1.5 Where to Go Next¶
This module introduced the foundational concepts. The subsequent modules build progressively:
- Module 2 (
02-core-principles.md) covers the core principles that govern effective prompts: specificity, decomposition, iteration, and evaluation. - Module 3 (
03-patterns.md) catalogs the major prompting patterns (few-shot, chain-of-thought, role-playing, ReAct) with worked examples. - Module 4 (
04-best-practices.md) addresses production concerns: token management, context-window optimization, version control for prompts, and team workflows. - Module 5 (
05-advanced-patterns.md) treats advanced topics: retrieval-augmented generation (RAG), adversarial robustness, multimodal prompting, and systematic evaluation. - Module 6 (
06-agentic-patterns.md) covers agentic architectures: plan-and-execute, reflection loops, multi-agent collaboration, memory management, and tool-use safety.
The comparisons/ subdirectory contains deep-dive analyses of specific techniques (e.g., Chain-of-Thought variants, ReAct vs. standard prompting). These are referenced from Modules 3 and 5 and can also be read independently.
Check Your Understanding¶
Q1: What are the five components of a well-structured prompt?
**Answer:** **Role**, **Context**, **Task**, **Constraints**, and **Examples**. A prompt need not include all five, but explicitly considering each raises quality — even when you decide to omit one.Q2: A prompt that opens with “You are a senior DevOps engineer” is using which component?
**Answer:** **Role assignment**. Role priming reduces ambiguity about voice, expertise level, and assumed audience, which measurably affects output quality on technical tasks.Q3: What is the key difference between prompt engineering and fine-tuning?

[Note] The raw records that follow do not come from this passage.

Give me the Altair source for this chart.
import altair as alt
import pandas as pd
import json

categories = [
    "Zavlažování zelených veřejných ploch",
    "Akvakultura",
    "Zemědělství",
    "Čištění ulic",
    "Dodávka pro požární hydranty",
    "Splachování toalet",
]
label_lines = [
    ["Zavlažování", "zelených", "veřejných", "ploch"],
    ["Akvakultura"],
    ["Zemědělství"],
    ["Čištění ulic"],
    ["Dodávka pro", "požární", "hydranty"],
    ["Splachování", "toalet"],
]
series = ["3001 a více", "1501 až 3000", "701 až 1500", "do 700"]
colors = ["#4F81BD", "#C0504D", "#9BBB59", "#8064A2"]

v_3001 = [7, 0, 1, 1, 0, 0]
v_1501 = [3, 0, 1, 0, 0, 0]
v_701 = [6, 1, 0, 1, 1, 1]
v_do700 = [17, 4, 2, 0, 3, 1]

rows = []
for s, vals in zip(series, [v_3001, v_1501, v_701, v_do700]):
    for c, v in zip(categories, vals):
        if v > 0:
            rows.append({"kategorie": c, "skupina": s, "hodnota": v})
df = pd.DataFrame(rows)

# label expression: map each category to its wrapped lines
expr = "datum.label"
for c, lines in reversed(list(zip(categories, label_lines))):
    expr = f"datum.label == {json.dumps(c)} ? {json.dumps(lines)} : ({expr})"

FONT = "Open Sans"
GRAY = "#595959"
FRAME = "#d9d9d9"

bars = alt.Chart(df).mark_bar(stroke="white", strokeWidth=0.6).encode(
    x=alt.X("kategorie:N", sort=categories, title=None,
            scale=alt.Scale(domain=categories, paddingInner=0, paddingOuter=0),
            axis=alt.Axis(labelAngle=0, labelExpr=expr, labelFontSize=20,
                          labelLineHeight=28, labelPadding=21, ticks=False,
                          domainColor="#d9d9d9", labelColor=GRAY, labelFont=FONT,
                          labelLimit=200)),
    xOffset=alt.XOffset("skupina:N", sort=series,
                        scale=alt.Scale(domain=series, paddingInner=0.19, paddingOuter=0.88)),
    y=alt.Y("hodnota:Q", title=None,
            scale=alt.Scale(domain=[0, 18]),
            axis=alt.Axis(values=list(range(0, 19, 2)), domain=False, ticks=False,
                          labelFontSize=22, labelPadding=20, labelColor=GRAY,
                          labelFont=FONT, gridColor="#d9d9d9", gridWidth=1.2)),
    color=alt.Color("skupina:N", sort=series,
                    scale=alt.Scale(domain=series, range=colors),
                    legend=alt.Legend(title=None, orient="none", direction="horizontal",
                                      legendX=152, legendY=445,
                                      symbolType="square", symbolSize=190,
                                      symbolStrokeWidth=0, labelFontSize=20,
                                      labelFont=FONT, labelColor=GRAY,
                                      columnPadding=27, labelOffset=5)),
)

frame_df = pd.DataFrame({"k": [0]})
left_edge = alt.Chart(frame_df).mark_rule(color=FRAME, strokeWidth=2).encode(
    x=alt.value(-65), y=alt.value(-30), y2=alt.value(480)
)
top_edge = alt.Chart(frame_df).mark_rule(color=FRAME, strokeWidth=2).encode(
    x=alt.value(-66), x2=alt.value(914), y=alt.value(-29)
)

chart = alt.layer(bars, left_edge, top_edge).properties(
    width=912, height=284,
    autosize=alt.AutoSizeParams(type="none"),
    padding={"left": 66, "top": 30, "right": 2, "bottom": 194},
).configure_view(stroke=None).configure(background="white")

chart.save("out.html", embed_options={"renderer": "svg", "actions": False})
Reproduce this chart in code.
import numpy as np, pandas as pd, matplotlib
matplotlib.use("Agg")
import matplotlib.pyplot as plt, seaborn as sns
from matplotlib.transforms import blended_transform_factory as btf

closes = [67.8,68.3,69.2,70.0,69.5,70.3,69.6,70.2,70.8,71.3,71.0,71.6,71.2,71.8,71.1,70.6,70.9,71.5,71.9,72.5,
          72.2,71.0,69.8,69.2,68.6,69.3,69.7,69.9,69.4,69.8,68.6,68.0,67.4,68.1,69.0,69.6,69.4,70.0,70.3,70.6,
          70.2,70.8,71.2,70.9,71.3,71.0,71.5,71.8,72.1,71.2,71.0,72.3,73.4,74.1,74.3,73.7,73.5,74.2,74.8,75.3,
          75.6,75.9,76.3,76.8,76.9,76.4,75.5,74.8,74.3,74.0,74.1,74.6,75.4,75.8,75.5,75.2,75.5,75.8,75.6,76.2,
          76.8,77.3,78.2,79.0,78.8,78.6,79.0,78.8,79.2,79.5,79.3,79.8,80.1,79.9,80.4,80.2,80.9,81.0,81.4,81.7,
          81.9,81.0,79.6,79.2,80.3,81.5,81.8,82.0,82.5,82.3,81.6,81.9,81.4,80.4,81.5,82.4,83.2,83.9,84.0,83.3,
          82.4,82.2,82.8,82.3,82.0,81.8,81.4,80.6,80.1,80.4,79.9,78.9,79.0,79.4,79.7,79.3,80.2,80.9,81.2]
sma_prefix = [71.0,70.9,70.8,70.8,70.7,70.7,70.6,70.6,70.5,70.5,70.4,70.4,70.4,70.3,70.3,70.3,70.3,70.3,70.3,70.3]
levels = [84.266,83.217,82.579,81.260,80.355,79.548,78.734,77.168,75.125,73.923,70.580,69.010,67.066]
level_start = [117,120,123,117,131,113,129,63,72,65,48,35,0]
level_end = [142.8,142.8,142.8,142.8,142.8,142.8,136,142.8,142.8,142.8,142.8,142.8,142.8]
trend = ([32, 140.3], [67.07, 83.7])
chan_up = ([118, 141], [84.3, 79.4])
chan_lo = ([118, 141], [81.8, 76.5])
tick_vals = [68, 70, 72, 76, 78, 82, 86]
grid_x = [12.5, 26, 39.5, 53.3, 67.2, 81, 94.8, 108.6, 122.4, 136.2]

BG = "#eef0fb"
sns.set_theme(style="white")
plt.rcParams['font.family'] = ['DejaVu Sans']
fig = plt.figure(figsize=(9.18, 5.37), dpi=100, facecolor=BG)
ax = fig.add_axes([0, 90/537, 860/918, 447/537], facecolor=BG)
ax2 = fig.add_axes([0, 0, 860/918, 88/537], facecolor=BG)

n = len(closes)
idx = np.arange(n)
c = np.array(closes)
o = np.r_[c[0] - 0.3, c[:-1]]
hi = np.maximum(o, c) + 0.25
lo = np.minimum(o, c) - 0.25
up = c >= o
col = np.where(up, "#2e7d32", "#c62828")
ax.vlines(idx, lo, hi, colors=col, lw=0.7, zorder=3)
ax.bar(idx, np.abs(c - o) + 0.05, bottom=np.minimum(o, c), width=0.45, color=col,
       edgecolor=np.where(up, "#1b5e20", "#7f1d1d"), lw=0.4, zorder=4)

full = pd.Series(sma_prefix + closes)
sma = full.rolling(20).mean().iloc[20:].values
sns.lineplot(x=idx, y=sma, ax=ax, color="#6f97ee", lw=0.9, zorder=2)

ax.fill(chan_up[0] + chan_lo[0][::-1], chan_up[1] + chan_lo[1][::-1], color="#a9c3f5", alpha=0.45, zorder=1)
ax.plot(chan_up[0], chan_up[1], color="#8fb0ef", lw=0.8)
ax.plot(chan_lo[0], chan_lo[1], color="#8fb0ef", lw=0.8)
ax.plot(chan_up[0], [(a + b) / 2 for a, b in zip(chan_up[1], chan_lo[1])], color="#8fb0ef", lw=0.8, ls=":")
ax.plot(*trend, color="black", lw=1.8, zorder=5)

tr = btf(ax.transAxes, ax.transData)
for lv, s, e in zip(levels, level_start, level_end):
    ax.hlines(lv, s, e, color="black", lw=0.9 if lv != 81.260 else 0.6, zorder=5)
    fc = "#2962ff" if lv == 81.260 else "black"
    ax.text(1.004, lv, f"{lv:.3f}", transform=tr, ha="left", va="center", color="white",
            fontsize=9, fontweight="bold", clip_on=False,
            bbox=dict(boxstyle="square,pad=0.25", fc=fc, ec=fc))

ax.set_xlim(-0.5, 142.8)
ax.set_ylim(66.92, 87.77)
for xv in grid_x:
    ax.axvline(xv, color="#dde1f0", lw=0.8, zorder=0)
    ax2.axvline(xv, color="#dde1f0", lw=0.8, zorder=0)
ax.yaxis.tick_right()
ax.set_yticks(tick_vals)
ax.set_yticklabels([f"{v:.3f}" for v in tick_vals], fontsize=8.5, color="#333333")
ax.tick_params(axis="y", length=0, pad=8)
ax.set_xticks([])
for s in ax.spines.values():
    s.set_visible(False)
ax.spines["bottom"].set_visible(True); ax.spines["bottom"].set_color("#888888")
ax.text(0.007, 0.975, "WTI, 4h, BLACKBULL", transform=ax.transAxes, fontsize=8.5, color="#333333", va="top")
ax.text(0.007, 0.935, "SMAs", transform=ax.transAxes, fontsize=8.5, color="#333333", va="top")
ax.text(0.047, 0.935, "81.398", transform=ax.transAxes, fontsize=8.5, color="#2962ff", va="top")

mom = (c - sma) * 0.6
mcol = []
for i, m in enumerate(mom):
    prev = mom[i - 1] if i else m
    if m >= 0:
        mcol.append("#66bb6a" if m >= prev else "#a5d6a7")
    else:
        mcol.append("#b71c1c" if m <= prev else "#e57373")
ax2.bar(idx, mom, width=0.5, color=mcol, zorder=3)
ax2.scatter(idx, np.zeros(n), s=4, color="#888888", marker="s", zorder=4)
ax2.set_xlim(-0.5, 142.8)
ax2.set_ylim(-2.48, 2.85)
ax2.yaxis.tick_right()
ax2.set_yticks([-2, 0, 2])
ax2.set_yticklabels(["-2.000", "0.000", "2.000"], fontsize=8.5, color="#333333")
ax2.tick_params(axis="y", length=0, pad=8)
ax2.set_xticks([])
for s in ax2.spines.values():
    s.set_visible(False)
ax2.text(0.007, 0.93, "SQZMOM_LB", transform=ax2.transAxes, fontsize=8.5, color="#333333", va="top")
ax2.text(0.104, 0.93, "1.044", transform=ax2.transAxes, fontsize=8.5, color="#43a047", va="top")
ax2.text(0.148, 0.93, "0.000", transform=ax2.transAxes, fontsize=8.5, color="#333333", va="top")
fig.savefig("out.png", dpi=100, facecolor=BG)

**Answer:** Prompt engineering shapes model behaviour at **inference time** through natural language, without changing model weights. Fine-tuning updates the model’s weights using a training dataset. PE is faster to iterate and works with any API-accessible model; fine-tuning produces a specialised model with lower per-query latency.Exercises¶
Exercise 1.1 — Prompt Decomposition. Take the following naive prompt and rewrite it using all five structural components (Role, Context, Task, Constraints, Examples): "Summarize this research paper." Your engineered prompt should be specific enough that two different LLMs would produce substantially similar outputs.

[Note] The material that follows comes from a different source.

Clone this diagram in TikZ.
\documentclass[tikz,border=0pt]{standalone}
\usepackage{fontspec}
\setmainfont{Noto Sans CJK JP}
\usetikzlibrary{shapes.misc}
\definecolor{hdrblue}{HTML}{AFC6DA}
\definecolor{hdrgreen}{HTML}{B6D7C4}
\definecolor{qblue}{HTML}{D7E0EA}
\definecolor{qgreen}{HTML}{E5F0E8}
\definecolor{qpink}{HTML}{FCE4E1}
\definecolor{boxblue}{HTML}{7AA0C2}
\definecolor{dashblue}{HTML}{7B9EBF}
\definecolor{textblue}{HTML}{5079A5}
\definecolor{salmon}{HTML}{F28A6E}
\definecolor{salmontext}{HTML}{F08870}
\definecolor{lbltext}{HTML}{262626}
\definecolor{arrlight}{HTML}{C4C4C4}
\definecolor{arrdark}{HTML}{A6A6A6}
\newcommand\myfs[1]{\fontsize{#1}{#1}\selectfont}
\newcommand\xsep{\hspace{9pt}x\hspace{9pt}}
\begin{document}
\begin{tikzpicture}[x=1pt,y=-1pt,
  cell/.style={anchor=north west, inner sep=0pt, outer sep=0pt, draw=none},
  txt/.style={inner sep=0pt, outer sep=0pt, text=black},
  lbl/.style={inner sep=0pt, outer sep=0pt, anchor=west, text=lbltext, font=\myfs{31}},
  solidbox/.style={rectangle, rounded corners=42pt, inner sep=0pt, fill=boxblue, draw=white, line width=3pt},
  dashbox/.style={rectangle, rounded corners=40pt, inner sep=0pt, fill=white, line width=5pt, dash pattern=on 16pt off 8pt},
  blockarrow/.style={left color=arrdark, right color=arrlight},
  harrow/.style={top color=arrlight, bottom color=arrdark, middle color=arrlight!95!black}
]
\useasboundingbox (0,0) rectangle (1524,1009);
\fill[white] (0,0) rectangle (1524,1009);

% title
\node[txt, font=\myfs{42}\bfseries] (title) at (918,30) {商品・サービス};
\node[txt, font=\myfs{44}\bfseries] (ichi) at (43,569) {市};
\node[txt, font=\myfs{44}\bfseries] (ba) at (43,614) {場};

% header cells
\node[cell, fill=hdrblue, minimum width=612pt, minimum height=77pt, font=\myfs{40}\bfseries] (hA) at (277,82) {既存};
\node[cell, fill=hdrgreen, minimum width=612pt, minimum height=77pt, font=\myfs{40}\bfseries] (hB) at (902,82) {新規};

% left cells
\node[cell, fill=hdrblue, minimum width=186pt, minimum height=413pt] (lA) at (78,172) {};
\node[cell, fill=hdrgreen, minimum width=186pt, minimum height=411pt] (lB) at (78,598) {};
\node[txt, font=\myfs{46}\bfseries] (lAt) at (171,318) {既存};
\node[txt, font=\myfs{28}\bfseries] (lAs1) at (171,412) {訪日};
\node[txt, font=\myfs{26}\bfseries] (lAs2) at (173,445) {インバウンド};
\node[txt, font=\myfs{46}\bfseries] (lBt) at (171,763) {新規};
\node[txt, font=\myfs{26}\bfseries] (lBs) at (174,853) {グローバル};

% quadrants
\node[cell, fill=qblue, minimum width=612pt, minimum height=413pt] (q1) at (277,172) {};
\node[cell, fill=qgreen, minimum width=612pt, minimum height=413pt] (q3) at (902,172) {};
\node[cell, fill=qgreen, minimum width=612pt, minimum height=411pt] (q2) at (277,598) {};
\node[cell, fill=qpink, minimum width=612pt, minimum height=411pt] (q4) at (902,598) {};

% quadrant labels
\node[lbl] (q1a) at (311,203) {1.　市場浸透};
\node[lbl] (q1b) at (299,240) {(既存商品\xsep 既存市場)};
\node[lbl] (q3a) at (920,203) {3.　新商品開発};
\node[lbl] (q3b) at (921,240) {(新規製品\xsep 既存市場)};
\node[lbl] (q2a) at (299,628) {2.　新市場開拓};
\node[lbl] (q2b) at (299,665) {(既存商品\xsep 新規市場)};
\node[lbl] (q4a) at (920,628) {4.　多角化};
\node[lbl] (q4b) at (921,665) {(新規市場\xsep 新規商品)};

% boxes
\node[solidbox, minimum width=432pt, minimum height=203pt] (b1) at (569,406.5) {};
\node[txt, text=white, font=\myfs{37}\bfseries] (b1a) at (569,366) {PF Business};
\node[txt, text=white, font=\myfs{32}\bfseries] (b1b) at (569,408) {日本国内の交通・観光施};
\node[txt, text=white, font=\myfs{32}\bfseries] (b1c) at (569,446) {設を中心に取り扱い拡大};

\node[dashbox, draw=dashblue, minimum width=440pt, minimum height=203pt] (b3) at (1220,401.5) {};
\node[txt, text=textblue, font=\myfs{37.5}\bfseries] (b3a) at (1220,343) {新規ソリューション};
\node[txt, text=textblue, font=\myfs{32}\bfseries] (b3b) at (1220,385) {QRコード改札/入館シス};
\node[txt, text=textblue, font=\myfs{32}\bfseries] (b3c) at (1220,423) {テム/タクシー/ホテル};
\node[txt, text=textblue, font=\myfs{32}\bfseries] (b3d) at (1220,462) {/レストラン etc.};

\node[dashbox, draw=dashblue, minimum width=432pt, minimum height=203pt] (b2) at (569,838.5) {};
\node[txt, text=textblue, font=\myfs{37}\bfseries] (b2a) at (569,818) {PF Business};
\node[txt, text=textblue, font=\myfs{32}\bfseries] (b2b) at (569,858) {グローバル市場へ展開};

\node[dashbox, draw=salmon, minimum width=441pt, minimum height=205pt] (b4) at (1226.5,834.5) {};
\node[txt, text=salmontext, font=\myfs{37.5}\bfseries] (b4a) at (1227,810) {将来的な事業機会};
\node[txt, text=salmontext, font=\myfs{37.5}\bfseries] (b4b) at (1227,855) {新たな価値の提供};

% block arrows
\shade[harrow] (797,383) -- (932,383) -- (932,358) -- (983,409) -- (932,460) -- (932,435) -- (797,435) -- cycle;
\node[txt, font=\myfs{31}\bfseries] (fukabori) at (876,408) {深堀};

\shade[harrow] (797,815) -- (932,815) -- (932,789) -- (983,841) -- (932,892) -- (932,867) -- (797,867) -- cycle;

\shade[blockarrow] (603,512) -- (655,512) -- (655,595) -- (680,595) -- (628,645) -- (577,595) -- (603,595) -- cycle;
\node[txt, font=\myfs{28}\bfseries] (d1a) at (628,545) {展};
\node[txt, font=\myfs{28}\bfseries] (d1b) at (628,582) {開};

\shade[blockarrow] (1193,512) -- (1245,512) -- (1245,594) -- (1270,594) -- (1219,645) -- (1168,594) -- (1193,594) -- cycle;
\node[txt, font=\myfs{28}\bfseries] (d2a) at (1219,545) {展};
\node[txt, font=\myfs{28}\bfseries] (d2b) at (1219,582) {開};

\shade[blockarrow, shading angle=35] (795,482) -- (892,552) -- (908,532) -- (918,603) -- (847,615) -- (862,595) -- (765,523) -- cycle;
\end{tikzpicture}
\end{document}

Exercise 1.2 — Ambiguity Identification. Consider the prompt: "Write tests for the User model." List at least five ambiguities in this prompt (e.g., which testing framework? what constitutes the User model?). Then rewrite the prompt to eliminate each ambiguity.

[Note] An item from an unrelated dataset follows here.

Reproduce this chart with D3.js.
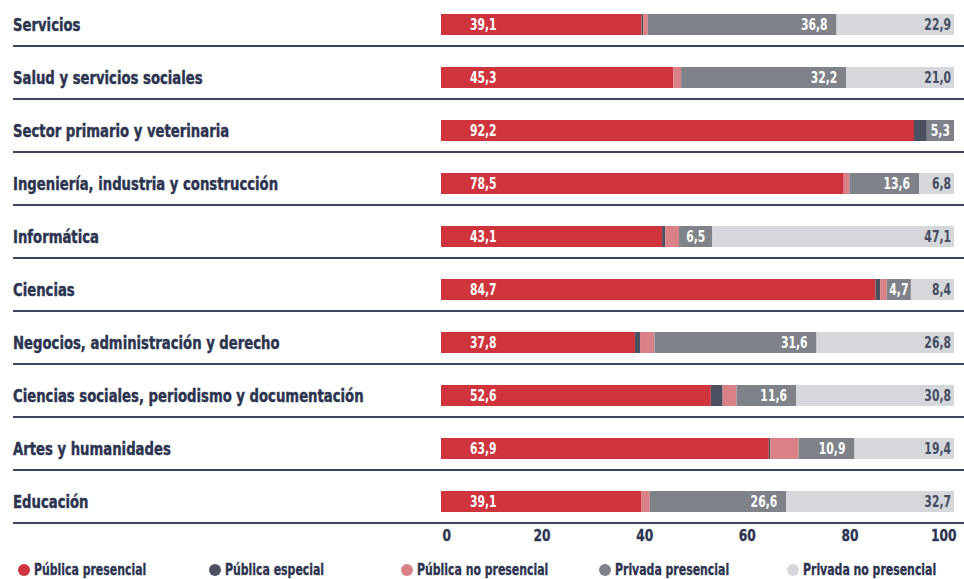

Exercise 1.3 — Comparative Analysis. Using any LLM you have access to, submit both the naive and engineered email-validation prompts from Section 1.2. Compare the outputs along three dimensions: correctness, completeness, and consistency across repeated runs. Document your findings in a brief (200–300 word) analysis.
Validated against: GPT-4o (2025-11), Claude 3.5 Sonnet, Gemini 1.5 Pro — February 2026.
Behavioral claims may drift as models are updated. Performance figures marked (approx.) are illustrative.
References¶
- [Brown2020] Brown, T. B., Mann, B., Ryder, N., Subbiah, M., Kaplan, J., Dhariwal, P., … & Amodei, D. (2020). Language models are few-shot learners. Advances in Neural Information Processing Systems, 33, 1877–1901.
- [Zheng2023] Zheng, L., Chiang, W.-L., Sheng, Y., Zhuang, S., Wu, Z., Zhuang, Y., … & Stoica, I. (2023). Judging LLM-as-a-judge with MT-Bench and Chatbot Arena. Advances in Neural Information Processing Systems, 36.